# START OF Recorded information

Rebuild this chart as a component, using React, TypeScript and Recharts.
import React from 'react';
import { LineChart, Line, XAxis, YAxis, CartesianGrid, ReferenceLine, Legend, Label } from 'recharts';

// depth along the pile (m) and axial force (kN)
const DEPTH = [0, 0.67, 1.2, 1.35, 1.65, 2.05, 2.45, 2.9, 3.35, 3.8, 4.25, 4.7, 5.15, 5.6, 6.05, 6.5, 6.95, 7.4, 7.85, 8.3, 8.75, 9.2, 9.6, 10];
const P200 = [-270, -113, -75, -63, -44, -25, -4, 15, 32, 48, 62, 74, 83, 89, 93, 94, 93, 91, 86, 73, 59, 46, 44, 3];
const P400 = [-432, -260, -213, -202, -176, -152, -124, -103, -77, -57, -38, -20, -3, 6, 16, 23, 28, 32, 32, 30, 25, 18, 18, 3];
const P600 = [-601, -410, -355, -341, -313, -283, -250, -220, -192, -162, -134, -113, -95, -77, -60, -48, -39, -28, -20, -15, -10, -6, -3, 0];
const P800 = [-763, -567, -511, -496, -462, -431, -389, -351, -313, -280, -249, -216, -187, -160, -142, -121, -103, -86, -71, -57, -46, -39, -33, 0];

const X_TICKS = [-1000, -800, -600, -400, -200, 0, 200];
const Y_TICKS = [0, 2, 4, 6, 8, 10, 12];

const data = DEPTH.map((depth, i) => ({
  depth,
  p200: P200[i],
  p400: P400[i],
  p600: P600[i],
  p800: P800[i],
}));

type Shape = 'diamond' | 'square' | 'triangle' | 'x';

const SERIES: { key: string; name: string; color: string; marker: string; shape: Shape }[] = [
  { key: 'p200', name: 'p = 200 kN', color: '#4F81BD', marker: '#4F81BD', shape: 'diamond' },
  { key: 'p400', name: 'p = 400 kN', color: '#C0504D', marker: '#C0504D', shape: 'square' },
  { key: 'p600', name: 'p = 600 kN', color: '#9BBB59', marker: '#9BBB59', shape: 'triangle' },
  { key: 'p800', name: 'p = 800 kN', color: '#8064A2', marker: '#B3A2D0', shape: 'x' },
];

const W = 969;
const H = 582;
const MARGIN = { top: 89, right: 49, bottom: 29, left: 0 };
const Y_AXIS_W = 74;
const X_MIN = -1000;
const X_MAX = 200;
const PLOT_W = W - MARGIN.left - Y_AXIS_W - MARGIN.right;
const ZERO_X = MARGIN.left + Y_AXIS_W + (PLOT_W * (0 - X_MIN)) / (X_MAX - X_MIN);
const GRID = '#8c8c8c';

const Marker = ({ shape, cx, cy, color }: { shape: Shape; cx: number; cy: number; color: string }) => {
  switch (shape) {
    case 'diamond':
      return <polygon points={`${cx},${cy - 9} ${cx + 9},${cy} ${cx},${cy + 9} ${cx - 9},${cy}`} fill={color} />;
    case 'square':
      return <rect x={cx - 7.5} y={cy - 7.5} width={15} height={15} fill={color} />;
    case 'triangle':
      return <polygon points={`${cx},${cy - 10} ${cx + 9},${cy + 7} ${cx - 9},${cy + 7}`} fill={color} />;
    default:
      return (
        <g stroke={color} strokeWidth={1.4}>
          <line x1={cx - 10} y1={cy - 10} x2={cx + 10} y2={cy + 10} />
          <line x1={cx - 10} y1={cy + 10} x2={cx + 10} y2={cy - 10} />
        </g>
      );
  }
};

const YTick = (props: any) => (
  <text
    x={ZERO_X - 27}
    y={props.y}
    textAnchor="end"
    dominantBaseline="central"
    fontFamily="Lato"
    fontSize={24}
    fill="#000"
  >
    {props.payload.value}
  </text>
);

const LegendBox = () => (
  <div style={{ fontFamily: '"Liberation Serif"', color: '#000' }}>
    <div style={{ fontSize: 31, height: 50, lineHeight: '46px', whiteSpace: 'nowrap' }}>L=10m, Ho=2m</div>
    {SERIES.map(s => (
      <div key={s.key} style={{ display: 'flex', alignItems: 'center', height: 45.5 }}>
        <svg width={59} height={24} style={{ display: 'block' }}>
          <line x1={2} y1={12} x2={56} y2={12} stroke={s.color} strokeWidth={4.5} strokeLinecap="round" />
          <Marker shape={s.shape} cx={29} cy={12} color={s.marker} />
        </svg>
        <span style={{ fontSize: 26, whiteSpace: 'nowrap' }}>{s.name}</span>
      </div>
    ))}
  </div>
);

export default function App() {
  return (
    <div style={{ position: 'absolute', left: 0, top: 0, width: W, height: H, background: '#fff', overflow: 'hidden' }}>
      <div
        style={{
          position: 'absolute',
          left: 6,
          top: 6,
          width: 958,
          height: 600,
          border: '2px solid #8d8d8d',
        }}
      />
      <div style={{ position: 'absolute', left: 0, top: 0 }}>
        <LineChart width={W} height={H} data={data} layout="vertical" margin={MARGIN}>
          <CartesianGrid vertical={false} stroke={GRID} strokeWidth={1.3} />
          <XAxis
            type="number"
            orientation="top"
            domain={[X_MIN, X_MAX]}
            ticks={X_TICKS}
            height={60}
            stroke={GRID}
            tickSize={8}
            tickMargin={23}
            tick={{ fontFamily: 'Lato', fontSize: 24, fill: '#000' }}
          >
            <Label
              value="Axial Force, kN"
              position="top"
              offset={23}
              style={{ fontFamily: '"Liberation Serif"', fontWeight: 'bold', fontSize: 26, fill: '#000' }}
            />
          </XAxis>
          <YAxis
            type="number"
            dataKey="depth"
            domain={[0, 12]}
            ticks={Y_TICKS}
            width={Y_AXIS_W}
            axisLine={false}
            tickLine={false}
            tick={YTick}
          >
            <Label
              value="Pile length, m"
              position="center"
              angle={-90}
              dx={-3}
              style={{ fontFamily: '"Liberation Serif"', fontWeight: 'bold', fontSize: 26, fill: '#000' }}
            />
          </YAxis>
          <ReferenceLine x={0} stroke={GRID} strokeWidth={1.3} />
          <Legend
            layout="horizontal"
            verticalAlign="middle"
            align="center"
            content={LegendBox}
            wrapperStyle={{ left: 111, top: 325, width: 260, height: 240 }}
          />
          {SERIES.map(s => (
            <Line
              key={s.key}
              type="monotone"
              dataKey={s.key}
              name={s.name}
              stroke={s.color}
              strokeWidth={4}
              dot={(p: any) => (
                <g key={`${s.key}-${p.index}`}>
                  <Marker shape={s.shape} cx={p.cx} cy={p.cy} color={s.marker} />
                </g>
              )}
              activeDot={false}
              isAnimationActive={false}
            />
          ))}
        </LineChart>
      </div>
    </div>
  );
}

# END OF Recorded information

To do: Select, from the listing, all lines that include the word "React".

Correct response:
Rebuild this chart as a component, using React, TypeScript and Recharts.
import React from 'react';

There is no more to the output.